383_n.jpg(CNS): The Turks and Caicos government, currently under the control of the UK has begun reducing the islands civil service with the distribution of 697 voluntary severance package quotations. According to the governor’s office the quotations outline the compensation available to those public sector workers willing to step down from their jobs. The workers have three weeks to consider government’s offer which official said also includes financial advice, CV and interview skills advice as well as assistance on identifying private sector job opportunities, vocational and academic training and skills courses.

Meanwhile, as the government seeks to slash the more than 2000 public sector head count it is seeking deputy secretaries to work under the new permanent secretaries in five new ministries. Part of the ongoing reform of the civil service the existing nine ministries will be reduced to five with new permanent secretaries for each.

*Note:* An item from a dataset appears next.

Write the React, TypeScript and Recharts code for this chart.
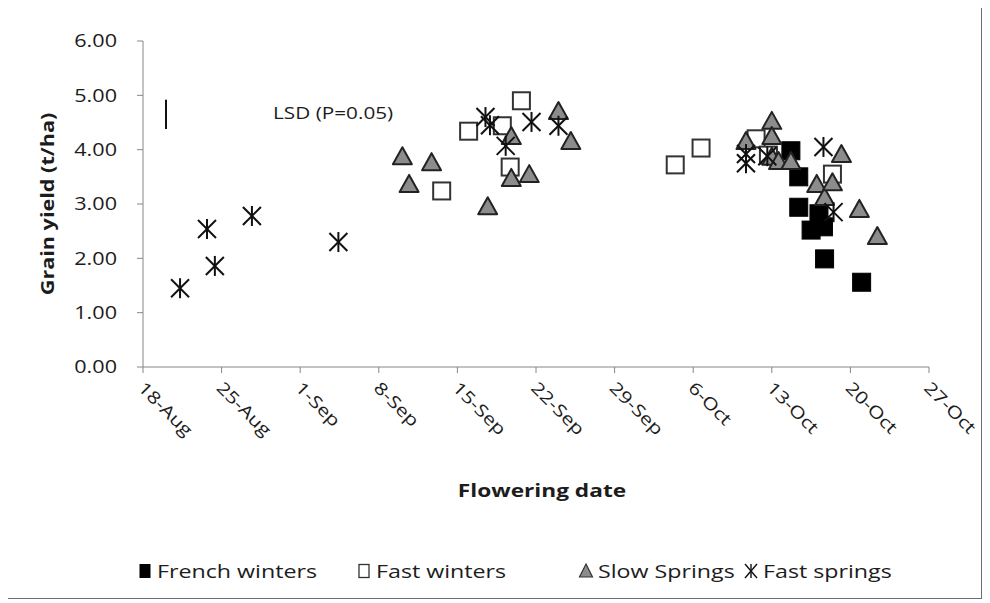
import React from "react";
import {
  Label,
  Legend,
  ReferenceDot,
  ReferenceLine,
  Scatter,
  ScatterChart,
  XAxis,
  YAxis,
} from "recharts";

// x = days after 18 Aug, y = grain yield (t/ha)
const frenchWinters = [
  { day: 57.7, yld: 3.98 },
  { day: 58.4, yld: 3.5 },
  { day: 58.4, yld: 2.94 },
  { day: 59.5, yld: 2.52 },
  { day: 60.2, yld: 2.82 },
  { day: 60.6, yld: 2.58 },
  { day: 60.7, yld: 1.99 },
  { day: 64.0, yld: 1.56 },
];

const fastWinters = [
  { day: 26.6, yld: 3.24 },
  { day: 29.0, yld: 4.34 },
  { day: 32.0, yld: 4.44 },
  { day: 32.7, yld: 3.68 },
  { day: 33.7, yld: 4.9 },
  { day: 47.4, yld: 3.72 },
  { day: 49.7, yld: 4.03 },
  { day: 54.6, yld: 4.2 },
  { day: 55.7, yld: 3.9 },
  { day: 61.4, yld: 3.55 },
];

const slowSprings = [
  { day: 23.1, yld: 3.88 },
  { day: 23.7, yld: 3.37 },
  { day: 25.7, yld: 3.77 },
  { day: 30.7, yld: 2.96 },
  { day: 32.8, yld: 4.25 },
  { day: 32.8, yld: 3.48 },
  { day: 34.4, yld: 3.55 },
  { day: 37.0, yld: 4.71 },
  { day: 38.1, yld: 4.16 },
  { day: 53.7, yld: 4.16 },
  { day: 56.0, yld: 4.53 },
  { day: 56.0, yld: 4.25 },
  { day: 56.0, yld: 3.87 },
  { day: 56.6, yld: 3.79 },
  { day: 57.7, yld: 3.79 },
  { day: 60.0, yld: 3.37 },
  { day: 60.7, yld: 3.13 },
  { day: 61.4, yld: 3.4 },
  { day: 62.2, yld: 3.92 },
  { day: 63.8, yld: 2.91 },
  { day: 65.4, yld: 2.41 },
];

const fastSprings = [
  { day: 3.3, yld: 1.45 },
  { day: 5.7, yld: 2.54 },
  { day: 6.4, yld: 1.86 },
  { day: 9.7, yld: 2.78 },
  { day: 17.4, yld: 2.3 },
  { day: 30.5, yld: 4.6 },
  { day: 30.9, yld: 4.45 },
  { day: 32.3, yld: 4.07 },
  { day: 34.6, yld: 4.51 },
  { day: 37.0, yld: 4.44 },
  { day: 53.7, yld: 3.92 },
  { day: 53.7, yld: 3.75 },
  { day: 55.6, yld: 3.88 },
  { day: 60.6, yld: 4.05 },
  { day: 61.5, yld: 2.85 },
];

const dateTicks = [0, 7, 14, 21, 28, 35, 42, 49, 56, 63, 70];
const dateLabels = [
  "18-Aug",
  "25-Aug",
  "1-Sep",
  "8-Sep",
  "15-Sep",
  "22-Sep",
  "29-Sep",
  "6-Oct",
  "13-Oct",
  "20-Oct",
  "27-Oct",
];
const yieldTicks = [0, 1, 2, 3, 4, 5, 6];

// LSD bar: drawn at day 2.05, spanning 4.38 – 4.92 t/ha
const lsdDay = 2.05;
const lsdLow = 4.38;
const lsdHigh = 4.92;
const lsdText = "LSD (P=0.05)";

const FONT = '"Open Sans", Arial, sans-serif';
const INK = "#1c1c1c";
const AXIS = "#868686";

const W = 973;
const H = 590;

type Pt = { cx?: number; cy?: number };

function FilledSquare({ cx = 0, cy = 0 }: Pt) {
  return <rect x={cx - 9} y={cy - 9} width={18} height={18} fill="#000" stroke="#000" strokeWidth={1} />;
}

function OpenSquare({ cx = 0, cy = 0 }: Pt) {
  return <rect x={cx - 8.5} y={cy - 8.5} width={17} height={17} fill="#fff" stroke="#333" strokeWidth={2} />;
}

function GreyTriangle({ cx = 0, cy = 0 }: Pt) {
  return (
    <path
      d={`M${cx},${cy - 9} L${cx + 9.5},${cy + 8} L${cx - 9.5},${cy + 8} Z`}
      fill="#8c8c8c"
      stroke="#222"
      strokeWidth={2}
      strokeLinejoin="round"
    />
  );
}

function Asterisk({ cx = 0, cy = 0 }: Pt) {
  return (
    <g stroke="#111" strokeWidth={2} fill="none">
      <line x1={cx} y1={cy - 10} x2={cx} y2={cy + 10} />
      <line x1={cx - 9} y1={cy - 9} x2={cx + 9} y2={cy + 9} />
      <line x1={cx - 9} y1={cy + 9} x2={cx + 9} y2={cy - 9} />
    </g>
  );
}

function DateTick({ x, y, payload }: any) {
  const i = dateTicks.indexOf(payload.value);
  return (
    <text
      transform={`translate(${x - 6},${y + 14}) rotate(45) scale(1.24,1)`}
      fontSize={17}
      fontFamily={FONT}
      fill={INK}
    >
      {dateLabels[i]}
    </text>
  );
}

function YieldTick({ x, y, payload }: any) {
  return (
    <text
      transform={`translate(${x - 18},${y}) scale(1.2,1)`}
      dy="0.36em"
      textAnchor="end"
      fontSize={18}
      fontFamily={FONT}
      fill={INK}
    >
      {Number(payload.value).toFixed(2)}
    </text>
  );
}

function LegendBox() {
  const items = [
    { x: 137, name: "French winters", icon: <rect x={-5.5} y={-7} width={11} height={14} fill="#000" /> },
    { x: 356, name: "Fast winters", icon: <rect x={-5} y={-6.5} width={10} height={13} fill="#fff" stroke="#333" strokeWidth={1.3} /> },
    {
      x: 578,
      name: "Slow Springs",
      icon: <path d="M0,-7 L6.5,6 L-6.5,6 Z" fill="#8c8c8c" stroke="#333" strokeWidth={1.2} />,
    },
    {
      x: 743,
      name: "Fast springs",
      icon: (
        <g stroke="#111" strokeWidth={1.4}>
          <line x1={0} y1={-7} x2={0} y2={7} />
          <line x1={-6} y1={-7} x2={6} y2={7} />
          <line x1={-6} y1={7} x2={6} y2={-7} />
        </g>
      ),
    },
  ];
  return (
    <svg width={W} height={30} style={{ display: "block" }}>
      {items.map((it) => (
        <g key={it.name} transform={`translate(${it.x},14)`}>
          {it.icon}
          <text
            transform={`translate(12,6.5) scale(1.29,1)`}
            fontSize={18}
            fontFamily={FONT}
            fill={INK}
          >
            {it.name}
          </text>
        </g>
      ))}
    </svg>
  );
}

export default function App() {
  return (
    <div
      style={{
        width: W,
        height: H,
        border: "1px solid #6e6e6e",
        background: "#fff",
        position: "relative",
        left: -1,
        top: -1,
      }}
    >
      <ScatterChart width={W} height={H} margin={{ top: 33, right: 52, left: 0, bottom: 0 }}>
        <XAxis
          type="number"
          dataKey="day"
          domain={[0, 70]}
          ticks={dateTicks}
          interval={0}
          height={H - 359}
          tick={<DateTick />}
          tickSize={6}
          stroke={AXIS}
          axisLine={{ stroke: AXIS }}
          tickLine={{ stroke: AXIS }}
        >
          <Label
            content={({ viewBox }: any) => (
              <text
                transform={`translate(${viewBox.x + viewBox.width / 2 + 6},${viewBox.y + 130}) scale(1.26,1)`}
                textAnchor="middle"
                fontSize={18}
                fontWeight="bold"
                fontFamily={FONT}
                fill={INK}
              >
                Flowering date
              </text>
            )}
          />
        </XAxis>
        <YAxis
          type="number"
          dataKey="yld"
          domain={[0, 6]}
          ticks={yieldTicks}
          interval={0}
          width={135}
          tick={<YieldTick />}
          tickSize={6}
          stroke={AXIS}
          axisLine={{ stroke: AXIS }}
          tickLine={{ stroke: AXIS }}
        >
          <Label
            content={({ viewBox }: any) => (
              <text
                transform={`translate(46,${viewBox.y + viewBox.height / 2}) rotate(-90) scale(1.2,1)`}
                textAnchor="middle"
                fontSize={18}
                fontWeight="bold"
                fontFamily={FONT}
                fill={INK}
              >
                Grain yield (t/ha)
              </text>
            )}
          />
        </YAxis>

        <ReferenceLine
          segment={[
            { x: lsdDay, y: lsdLow },
            { x: lsdDay, y: lsdHigh },
          ]}
          stroke="#111"
          strokeWidth={2}
        />
        <ReferenceDot
          x={11.67}
          y={(lsdLow + lsdHigh) / 2}
          r={1}
          fill="none"
          stroke="none"
        >
          <Label
            content={({ viewBox }: any) => (
              <text
                transform={`translate(${viewBox.x},${viewBox.y}) scale(1.22,1)`}
                dy="0.36em"
                fontSize={17}
                fontFamily={FONT}
                fill={INK}
              >
                {lsdText}
              </text>
            )}
          />
        </ReferenceDot>

        <Scatter name="French winters" data={frenchWinters} shape={FilledSquare} isAnimationActive={false} />
        <Scatter name="Fast winters" data={fastWinters} shape={OpenSquare} isAnimationActive={false} />
        <Scatter name="Slow Springs" data={slowSprings} shape={GreyTriangle} isAnimationActive={false} />
        <Scatter name="Fast springs" data={fastSprings} shape={Asterisk} isAnimationActive={false} />

        <Legend
          layout="horizontal"
          verticalAlign="middle"
          align="center"
          content={() => <LegendBox />}
          wrapperStyle={{ top: 549, left: 0, width: W, height: 30 }}
        />
      </ScatterChart>
    </div>
  );
}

According to the island’s chief financial officer despite still having a deficit of almost $15million double the amount predicted, the islands’ fiscal position is progressing.  Hugh McGarel-Groves said the reason for his optimism was a 34% rise in the second quarter results, above the same period last year, in government revenues to $80.7m. At the end of September 2011 the net of revenue and expenditure showed a cumulative deficit of $14.9m. The finance boss said this increase in the half year deficit was caused by the government settling a total $8.2m of mostly unbudgeted historic liabilities including.

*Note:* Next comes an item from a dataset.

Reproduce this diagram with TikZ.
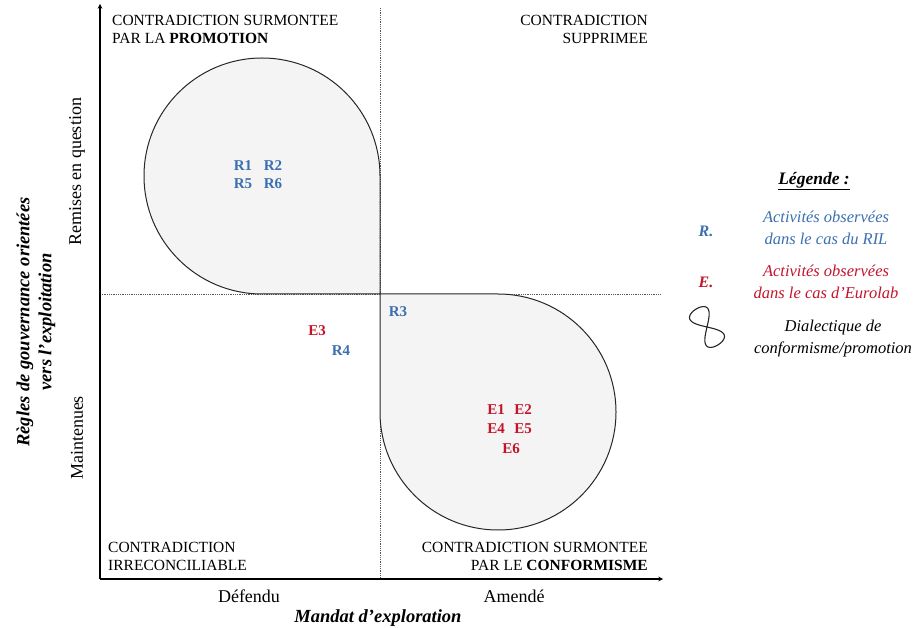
\documentclass[tikz,border=0pt]{standalone}
\usepackage{fontspec}
\setmainfont{Liberation Serif}
\usepackage{xcolor}
\usetikzlibrary{calc}

\definecolor{rilblue}{HTML}{3B6FAF}
\definecolor{labred}{HTML}{C3142B}
\definecolor{dropgray}{HTML}{F4F4F4}

\begin{document}
\begin{tikzpicture}[x=1pt, y=1pt,
		quad/.style={inner sep=0pt, align=left, font=\fontsize{15.5}{18}\selectfont},
		quadr/.style={quad, align=right},
		axisval/.style={inner sep=0pt, font=\fontsize{18}{22}\selectfont},
		axistitle/.style={inner sep=0pt, align=center, font=\fontsize{18.5}{22}\selectfont\bfseries\itshape},
		ril/.style={inner sep=0pt, text=rilblue, font=\fontsize{15}{17}\selectfont\bfseries},
		lab/.style={ril, text=labred},
		legtext/.style={inner sep=0pt, align=center, font=\fontsize{16.5}{22}\selectfont\itshape},
		drop/.style={draw=black!85, line width=1pt, fill=dropgray},
		guide/.style={densely dotted, line width=0.8pt, black!65}]
		\useasboundingbox (0,0) rectangle (916,627);
		
		%definition of origin
		\coordinate (O) at (100,48);
		
		%variables
		\def\r{118};
		
		%axes and guides
		\coordinate (xend) at (663,48);
		\coordinate (yend) at (100,623);
		\coordinate (M) at (380,333);
		\coordinate (mtop) at (380,619);
		\coordinate (mbot) at (380,48);
		\coordinate (hl) at (100,333);
		\coordinate (hr) at (660,333);
		
		\draw [guide] (mtop) -- (mbot);
		\draw [guide] (hl) -- (hr);
		
		%drops
		\filldraw [drop] (M) -- ++(0,\r) arc [start angle=0, end angle=270, radius=\r] -- cycle;
		\filldraw [drop] (M) -- ++(\r,0) arc [start angle=90, end angle=-180, radius=\r] -- cycle;
		
		\draw [-stealth, line width=1.1pt] (O) -- (xend);
		\draw [-stealth, line width=1.1pt] (O) -- (yend);
		
		%quadrants
		\node [quad, anchor=north west] (tl) at (112,612) {CONTRADICTION SURMONTEE\\PAR LA \textbf{PROMOTION}};
		\node [quadr, anchor=north east] (tr) at (648,612) {CONTRADICTION\\SUPPRIMEE};
		\node [quad, anchor=north west] (bl) at (108,85) {CONTRADICTION\\IRRECONCILIABLE};
		\node [quadr, anchor=north east] (br) at (648,85) {CONTRADICTION SURMONTEE\\PAR LE \textbf{CONFORMISME}};
		
		%axis labels
		\node [axisval, anchor=base] (defendu) at (249,25) {Défendu};
		\node [axisval, anchor=base] (amende) at (514,25) {Amendé};
		\node [axistitle, anchor=base] (mandat) at (378,5) {Mandat d’exploration};
		\node [axisval, rotate=90] (remises) at (77,455) {Remises en question};
		\node [axisval, rotate=90] (maint) at (77,189) {Maintenues};
		\node [axistitle, rotate=90] (regles) at (36,305) {Règles de gouvernance orientées\\vers l’exploitation};
		
		%activities
		\node [ril] (r1) at (243,461) {R1};
		\node [ril] (r2) at (273,461) {R2};
		\node [ril] (r5) at (243,443) {R5};
		\node [ril] (r6) at (273,443) {R6};
		\node [ril] (r3) at (398,315) {R3};
		\node [ril] (r4) at (341,276) {R4};
		\node [lab] (e3) at (317,296) {E3};
		\node [lab] (e1) at (496,217) {E1};
		\node [lab] (e2) at (523,217) {E2};
		\node [lab] (e4) at (496,198) {E4};
		\node [lab] (e5) at (523,198) {E5};
		\node [lab] (e6) at (511,178) {E6};
		
		%legend
		\node [legtext, font=\fontsize{17.5}{21}\selectfont\bfseries\itshape] (leg) at (814,446) {\underline{Légende :}};
		\node [legtext, text=rilblue, font=\fontsize{16}{20}\selectfont\bfseries\itshape] (rkey) at (706,396) {R.};
		\node [legtext, text=rilblue] (rtext) at (826,399) {Activités observées\\dans le cas du RIL};
		\node [legtext, text=labred, font=\fontsize{16}{20}\selectfont\bfseries\itshape] (ekey) at (706,345) {E.};
		\node [legtext, text=labred] (etext) at (826,345) {Activités observées\\dans le cas d’Eurolab};
		\coordinate (sym) at (707,300);
		\begin{scope}[shift={(sym)}, rotate=-58]
			\draw [line width=1.1pt, black!85] plot [domain=0:360, samples=90, smooth cycle] ({21*cos(\x)}, {21*sin(\x)*cos(\x)});
		\end{scope}
		\node [legtext] (dtext) at (833,288) {Dialectique de\\conformisme/promotion};
		
	\end{tikzpicture}
\end{document}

“The detailed results from the second quarter of this financial year reveal that there are real reasons for cautious optimism about the Government’s financial position, despite some setbacks on  unbudgeted historic liabilities, as we work towards the milestones of providing a stable economic environment and reaching a financial surplus next year,” McGarel-Groves said.

In his year end review the governor said the islands prospects for 2012 were improving and he said the interim government was working hard to remedy the country’s difficulties caused by the global recession and “previous mismanagement” for which he said the people of the TCI were still paying the price.

“Despite these present difficulties and challenges, there are grounds for growing optimism in 2012,” Ric Todd said. “The latest detailed account of the TCIG finances shows that our reforms are, can and will have a positive effect.”

He said with a clear way forward elections could be held before the end of next year if the milestones were met which he admitted were still challenging. “Returning to fiscal surplus in 2012/13 is perhaps our most challenging milestone. “

Todd added that the civil recovery programme had won back 800 acres of Crown Land worth $150million, for the people, which had been misappropriated and nearly a million dollars in cash.
“I am confident that more dishonestly acquired land and cash will be returned to its rightful owners, the people of TCI,” he said.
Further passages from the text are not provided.